Outgoing governor Basuki Tjahaja Purnama, or Ahok, will probably not be going to jail for insulting islam after prosecutors recommended that he face a two years probation on a lesser charge.
On day 18 of Ahok's blasphemy trial, prosecutor Ali Mukartono read a 209 page indictment at the Aula Kementrian Pertanian courtroom in South Jakarta. "Based on the evidence, we demand the judges find the defendant guilty for provoking hostility, as regulated by Criminal Code article 156," prosecutor Mukartono said.
The two year probation charge stemmed from the lesser crime of provoking hostility and public unrest which is regulated by article 156. Not the charge of blasphemy, article 156A, which the governor was originally on trial for.

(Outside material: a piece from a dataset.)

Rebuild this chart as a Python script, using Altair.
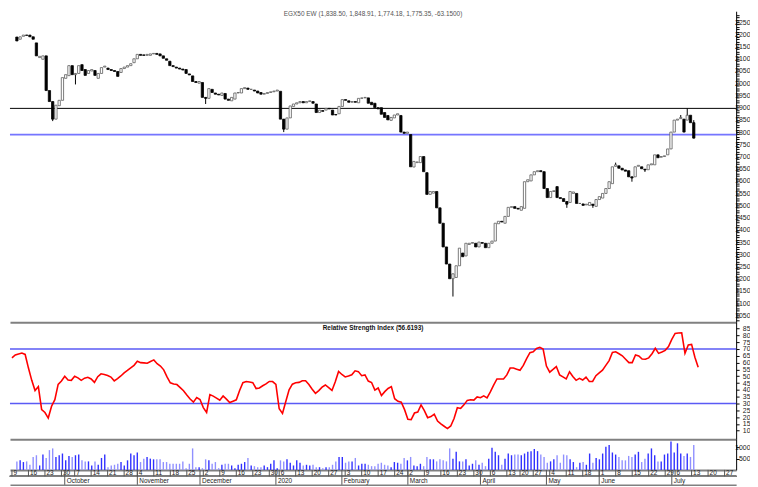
import altair as alt
import pandas as pd

# ---------------- price candles (one entry per trading day) ----------------
open_sep_dec = [2189, 2180, 2192, 2197, 2197, 2190, 2165, 2105, 2098, 2112,
                1970, 1925, 1853, 1908, 1930, 2020, 2031, 2072, 2035, 2040,
                2076, 2056, 2040, 2050, 2052, 2020, 2040, 2066, 2062, 2056,
                2052, 2048, 2044, 2060, 2066, 2072, 2084, 2100, 2118, 2116,
                2114, 2114, 2120, 2122, 2120, 2112, 2100, 2090, 2072, 2066,
                2062, 2058, 2056, 2038, 2030, 2007, 2000, 2003, 1942, 1938,
                1975, 1960, 1955, 1950, 1958, 1935, 1928, 1935, 1960, 1960,
                1978, 1980, 1975]
close_sep_dec = [2173, 2190, 2197, 2196, 2190, 2180, 2112, 2110, 2112, 1970,
                 1925, 1853, 1910, 1930, 2023, 2035, 2072, 2035, 2040, 2072,
                 2052, 2032, 2052, 2056, 2032, 2040, 2064, 2070, 2056, 2052,
                 2048, 2028, 2060, 2066, 2072, 2080, 2100, 2118, 2114, 2114,
                 2118, 2120, 2122, 2118, 2112, 2102, 2094, 2072, 2068, 2062,
                 2058, 2054, 2040, 2034, 2007, 2003, 2007, 1942, 1938, 1978,
                 1962, 1955, 1952, 1960, 1935, 1930, 1942, 1960, 1962, 1978,
                 1982, 1975, 1975]
open_dec_apr = [1972, 1968, 1962, 1955, 1958, 1962, 1965, 1968, 1967, 1853,
                1812, 1858, 1905, 1915, 1920, 1925, 1920, 1925, 1925, 1915,
                1880, 1888, 1890, 1897, 1890, 1872, 1875, 1905, 1933, 1928,
                1922, 1925, 1920, 1938, 1940, 1940, 1922, 1918, 1900, 1900,
                1880, 1868, 1848, 1858, 1870, 1868, 1800, 1795, 1790, 1657,
                1675, 1675, 1700, 1634, 1545, 1550, 1557, 1490, 1427, 1330,
                1260, 1200, 1205, 1253, 1305, 1293, 1340, 1345, 1345, 1330,
                1348, 1345, 1327, 1345, 1354]
close_dec_apr = [1968, 1960, 1955, 1958, 1962, 1965, 1968, 1972, 1853, 1812,
                 1858, 1907, 1915, 1920, 1925, 1920, 1925, 1928, 1918, 1880,
                 1890, 1885, 1897, 1895, 1870, 1870, 1905, 1933, 1930, 1922,
                 1925, 1922, 1938, 1940, 1942, 1918, 1912, 1900, 1895, 1873,
                 1860, 1850, 1860, 1870, 1875, 1800, 1795, 1800, 1658, 1680,
                 1678, 1700, 1638, 1545, 1557, 1557, 1490, 1427, 1330, 1260,
                 1200, 1220, 1253, 1325, 1290, 1345, 1345, 1348, 1330, 1350,
                 1345, 1327, 1345, 1354, 1427]
open_apr_jul = [1425, 1435, 1427, 1455, 1492, 1495, 1488, 1480, 1488, 1597,
                1600, 1625, 1638, 1642, 1638, 1569, 1532, 1557, 1577, 1532,
                1528, 1516, 1512, 1549, 1549, 1508, 1506, 1502, 1500, 1505,
                1496, 1524, 1530, 1549, 1569, 1589, 1660, 1662, 1652, 1645,
                1642, 1617, 1617, 1660, 1658, 1648, 1646, 1666, 1666, 1707,
                1697, 1700, 1707, 1731, 1800, 1849, 1855, 1853, 1849, 1869,
                1838.50]
close_apr_jul = [1435, 1432, 1455, 1492, 1495, 1488, 1485, 1495, 1597, 1605,
                 1625, 1638, 1642, 1638, 1569, 1532, 1557, 1560, 1532, 1528,
                 1516, 1505, 1557, 1555, 1508, 1508, 1500, 1505, 1512, 1500,
                 1524, 1536, 1549, 1569, 1597, 1658, 1666, 1652, 1645, 1640,
                 1617, 1612, 1658, 1664, 1650, 1645, 1666, 1670, 1707, 1695,
                 1700, 1703, 1731, 1800, 1849, 1853, 1860, 1800, 1869, 1838.50,
                 1775.35]

# visible shadows (day index, high, low)
wick_day = [11, 18, 58, 82, 134, 169, 177, 184, 189, 193, 204, 206, 208]
wick_high = [1925, 2040, 1942, 1853, 1220, 1516, 1505, 1675, 1617, 1648, 1870, 1897, 1848.91]
wick_low = [1845, 1995, 1915, 1800, 1127, 1490, 1490, 1660, 1597, 1637, 1855, 1849, 1774.18]

# ---------------- RSI ----------------
rsi_values = [63.5, 65.6, 66.4, 67, 66, 56, 47, 39.5, 42.4, 25.6,
              23.4, 19.3, 28, 32.8, 44, 46.5, 50, 47.3, 47, 50,
              48.8, 47, 48.6, 49.2, 48, 45.5, 49.7, 51.8, 51.3, 50.6,
              49.4, 46.6, 48.3, 50.2, 52.5, 54.3, 56.2, 58, 61, 60,
              59.8, 59.6, 60.8, 62, 59.2, 57.5, 54.7, 49.5, 45.2, 44.3,
              43.9, 41.6, 39.4, 36.2, 33.3, 31, 34.3, 32.9, 27, 23.4,
              36.5, 35.4, 34, 32.4, 35.5, 33.2, 30.7, 31.7, 32.7, 39.6,
              45.3, 46.1, 45.8, 45.3, 41, 41.4, 43, 44.4, 46.2, 46.1,
              44, 26.1, 22.7, 31.5, 40, 44.2, 45.2, 45.5, 46.7, 46.7,
              44, 40.5, 37.5, 39.5, 42, 43.6, 41.7, 39.6, 46, 53.5,
              51.3, 49.5, 50.2, 51.1, 54, 53.4, 50.4, 51, 46.5, 45.4,
              39.8, 41.4, 35.8, 38.7, 41, 42.4, 33.5, 31.6, 31, 25.5,
              18.4, 18.2, 23, 23.7, 29, 24.8, 19.6, 20.4, 22.2, 17.1,
              15, 13.3, 11.6, 13.5, 19, 26.9, 26.4, 29, 32.3, 32.7,
              32.5, 34.8, 34.2, 35.6, 34.1, 38.5, 43.5, 48, 48, 48,
              51, 56, 56, 55.2, 54.4, 58, 63, 67.3, 68, 70.4,
              71.2, 70, 57.5, 53, 55, 57.1, 51, 49.5, 48, 53.3,
              49.8, 47, 48.5, 47.2, 49.4, 46.2, 46.2, 50.4, 52.5, 54.5,
              58, 61.5, 67.5, 68, 66.5, 65, 62.5, 60, 60, 65.6,
              64.9, 62.6, 62.5, 63.5, 66.5, 70.5, 66.8, 67.8, 69, 71.8,
              77, 81.4, 81.7, 81.9, 66.8, 72.9, 73.4, 64, 56.6]

# ---------------- volume ----------------
volume_sep_feb = [375, 420, 345, 375, 225, 570, 645, 195, 675, 525,
                  870, 945, 570, 645, 720, 420, 615, 570, 645, 675,
                  420, 375, 375, 195, 375, 225, 525, 675, 120, 195,
                  225, 270, 345, 195, 420, 720, 645, 765, 345, 495,
                  570, 495, 465, 465, 465, 345, 345, 270, 270, 270,
                  270, 375, 75, 270, 945, 120, 120, 75, 465, 420,
                  270, 345, 75, 225, 270, 270, 195, 75, 225, 270,
                  345, 525, 195, 165, 120, 120, 195, 120, 270, 420,
                  75, 420, 375, 465, 315, 195, 420, 315, 195, 225,
                  195, 225, 120, 120, 75, 120, 120, 225, 375, 570,
                  570, 315, 375, 375, 525, 195, 270, 270, 225, 165,
                  165]
volume_feb_jul = [270, 315, 225, 195, 120, 345, 315, 270, 525, 420,
                  570, 195, 165, 270, 165, 570, 465, 465, 375, 465,
                  420, 375, 945, 495, 795, 375, 375, 465, 195, 270,
                  420, 225, 315, 165, 495, 975, 795, 645, 225, 495,
                  720, 645, 675, 675, 645, 720, 795, 825, 915, 825,
                  675, 570, 315, 375, 465, 645, 315, 675, 645, 465,
                  345, 120, 315, 345, 225, 720, 315, 525, 465, 720,
                  1020, 1095, 765, 675, 570, 420, 420, 615, 570, 675,
                  795, 345, 495, 720, 945, 645, 375, 375, 675, 720,
                  1245, 765, 1170, 720, 615, 720, 570, 1095]

# ---------------- date axis ----------------
week_day = [0, 5, 10, 15, 19, 24, 29, 34, 38, 43, 48, 53, 58, 63, 68, 73, 78, 81, 86, 91,
            96, 101, 106, 111, 116, 120, 125, 130, 135, 140, 145, 150, 154, 158, 163, 168,
            173, 178, 183, 188, 193, 198, 201, 206, 211, 216]
week_label = ["9", "16", "23", "30", "7", "14", "21", "28", "4", "11", "18", "25", "2", "9",
              "16", "23", "30", "6", "13", "20", "27", "3", "10", "17", "24", "2", "9", "16",
              "23", "30", "6", "13", "20", "27", "4", "11", "18", "1", "8", "15", "22", "29",
              "6", "13", "20", "27"]
month_day = [16, 38, 57, 80, 100, 120, 142, 162, 178, 200]
month_label = ["October", "November", "December", "2020", "February",
               "March", "April", "May", "June", "July"]

price_ticks = list(range(1030, 2290, 10))
rsi_ticks = [10, 15, 20, 25, 30, 35, 40, 45, 50, 55, 60, 65, 70, 75, 80, 85]
volume_ticks = [500, 1000]
resistance_level = [1897]
support_level = [1790]
rsi_bands = [70, 30]
chart_title = "EGX50 EW (1,838.50, 1,848.91, 1,774.18, 1,775.35, -63.1500)"
rsi_title = "Relative Strength Index (56.6193)"

# ---------------- tables ----------------
opens = open_sep_dec + open_dec_apr + open_apr_jul
closes = close_sep_dec + close_dec_apr + close_apr_jul
df = pd.DataFrame({
    "day": list(range(len(opens))),
    "open": opens,
    "close": closes,
    "rsi": rsi_values,
    "volume": volume_sep_feb + volume_feb_jul,
})
wicks = pd.DataFrame({"day": wick_day, "high": wick_high, "low": wick_low})
weeks = pd.DataFrame({"day": week_day, "label": week_label})
months = pd.DataFrame({"day": month_day, "label": month_label})

W = 733
FONT = "Liberation Sans"
xs = alt.Scale(domain=[-0.6, 219.5], nice=False, zero=False)


def xenc(line=True, width=2):
    return alt.X("day:Q", scale=xs,
                 axis=alt.Axis(domain=line, domainColor="#808080", domainWidth=width,
                               ticks=False, labels=False, grid=False, title=None))


def right_axis(values, label_expr=None, fmt="d"):
    kw = dict(orient="right", values=values, format=fmt, tickSize=3, tickColor="#000000",
              domainColor="#000000", domainWidth=1, labelFontSize=7, labelColor="#222222",
              labelFont=FONT, labelAlign="right", labelBaseline="middle", labelPadding=11,
              labelOverlap=False, grid=False, title=None)
    if label_expr:
        kw["labelExpr"] = label_expr
    return alt.Axis(**kw)


# ---------------- price panel ----------------
pscale = alt.Scale(domain=[1021.6, 2294.6], nice=False, zero=False)
paxis = right_axis(price_ticks, "datum.value % 50 == 0 ? datum.label : ''")

wick_layer = alt.Chart(wicks).mark_rule(color="#000000", strokeWidth=1).encode(
    x=xenc(), y=alt.Y("low:Q", scale=pscale, axis=paxis), y2="high:Q")
up_layer = alt.Chart(df).transform_filter("datum.close >= datum.open").mark_bar(
    width=2.3, fill="#ffffff", stroke="#5a5a5a", strokeWidth=0.8).encode(
    x=xenc(), y=alt.Y("open:Q", scale=pscale, axis=paxis), y2="close:Q")
down_layer = alt.Chart(df).transform_filter("datum.close < datum.open").mark_bar(
    width=2.3, fill="#000000", stroke="#000000", strokeWidth=0.8).encode(
    x=xenc(), y=alt.Y("open:Q", scale=pscale, axis=paxis), y2="close:Q")
res_layer = alt.Chart(pd.DataFrame({"level": resistance_level})).mark_rule(
    color="#000000", strokeWidth=1).encode(y=alt.Y("level:Q", scale=pscale, axis=paxis))
sup_layer = alt.Chart(pd.DataFrame({"level": support_level})).mark_rule(
    color="#7575ff", strokeWidth=1.7).encode(y=alt.Y("level:Q", scale=pscale, axis=paxis))
ptitle = alt.Chart(pd.DataFrame({"t": [chart_title]})).mark_text(
    font=FONT, fontSize=6.5, color="#555555", baseline="middle", align="center").encode(
    text="t:N", x=alt.value(W / 2), y=alt.value(3.3))

price = alt.layer(sup_layer, res_layer, wick_layer, up_layer, down_layer, ptitle).properties(
    width=W, height=314)

# ---------------- RSI panel ----------------
rscale = alt.Scale(domain=[3.8, 89.6], nice=False, zero=False)
raxis = right_axis(rsi_ticks)
band_layer = alt.Chart(pd.DataFrame({"level": rsi_bands})).mark_rule(
    color="#5a5af5", strokeWidth=1.3).encode(y=alt.Y("level:Q", scale=rscale, axis=raxis))
rsi_line = alt.Chart(df).mark_line(color="#ff0000", strokeWidth=1.6).encode(
    x=xenc(), y=alt.Y("rsi:Q", scale=rscale, axis=raxis))
rtitle = alt.Chart(pd.DataFrame({"t": [rsi_title]})).mark_text(
    font=FONT, fontSize=6.5, fontWeight="bold", color="#111111", baseline="middle",
    align="center").encode(text="t:N", x=alt.value(W / 2), y=alt.value(6))
rsi = alt.layer(band_layer, rsi_line, rtitle).properties(width=W, height=118)

# ---------------- volume panel ----------------
vscale = alt.Scale(domain=[0, 1350], nice=False, zero=True)
vaxis = right_axis(volume_ticks)
vol_up = alt.Chart(df).transform_filter("datum.close >= datum.open").mark_bar(
    width=1.4, color="#3030ff").encode(x=xenc(), y=alt.Y("volume:Q", scale=vscale, axis=vaxis))
vol_down = alt.Chart(df).transform_filter("datum.close < datum.open").mark_bar(
    width=1.4, color="#9090ff").encode(x=xenc(), y=alt.Y("volume:Q", scale=vscale, axis=vaxis))
volume = alt.layer(vol_up, vol_down).properties(width=W, height=31)

# ---------------- date strip ----------------
mid_line = alt.Chart(weeks).mark_rule(color="#808080", strokeWidth=1).encode(
    y=alt.value(6.5))
week_sep = alt.Chart(weeks).mark_rule(color="#555555", strokeWidth=1).encode(
    x=xenc(True, 1.5), y=alt.value(0), y2=alt.value(6.5))
week_txt = alt.Chart(weeks).mark_text(font=FONT, fontSize=6.5, color="#222222", align="left",
                                      baseline="middle", dx=1.5).encode(
    x=xenc(True, 1.5), y=alt.value(3.3), text="label:N")
month_sep = alt.Chart(months).mark_rule(color="#555555", strokeWidth=1).encode(
    x=xenc(True, 1.5), y=alt.value(0), y2=alt.value(15))
month_txt = alt.Chart(months).mark_text(font=FONT, fontSize=6.5, color="#222222", align="left",
                                        baseline="middle", dx=2).encode(
    x=xenc(True, 1.5), y=alt.value(10.8), text="label:N")
dates = alt.layer(mid_line, week_sep, week_txt, month_sep, month_txt).properties(
    width=W, height=15)

chart = alt.vconcat(price, rsi, volume, dates, spacing=0, bounds="flush").properties(
    padding=0, background="#ffffff").configure_view(stroke=None)

chart.save("out.html", embed_options={"renderer": "svg", "actions": False})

Article 156 covers hostility, hatred, or offense toward a certain group, and is a crime that carries a maximum imprisonment of five years. During Ahoks probationary period, if he is found guilty of any other crimes, he will have to serve a one-year jail sentence.
"The incriminating factor were his actions which caused concern and anxiety among the public and sparked misunderstandings among societal groups in Indonesia," prosecutor Mukartono told Antara.
Accord to prosecutors, Ahok was given a lighter punishment because of his good behavior during the trial and as an acknowledgment of all the work he's put into improving Jakarta.
The decision was met with anger outside of the courtroom by the Indonesian Islamic Front (FUI), and a number of other Islamic organizations who gathered outside of the Ministry of Agriculture and protested. They demanded that Ahok be put behind bars and removed from his post as Jakarta governor—a position he will remain in until the new governor is sworn in this September. A member of FUI said that they would still monitor Ahok's trials until the official results are out, even though Ahok has already admitted defeat to Anies Baswedan and Sandiaga Uno.
Human rights advocates in Indonesia considered this case a bad precedent for minorities and freedom of expression in Indonesia. Ahok's case is not only controversial but has also fallen in line with blasphemy cases of the past. Since 1968, article 156 has been seen as a law used to silence political dissidence or opponents and all who have been charged with it have been convicted.
"This case is a regression," said Human Rights Watch researcher Andreas Harsono. "All that progress we see in Indonesia since reformasi is set back to zero."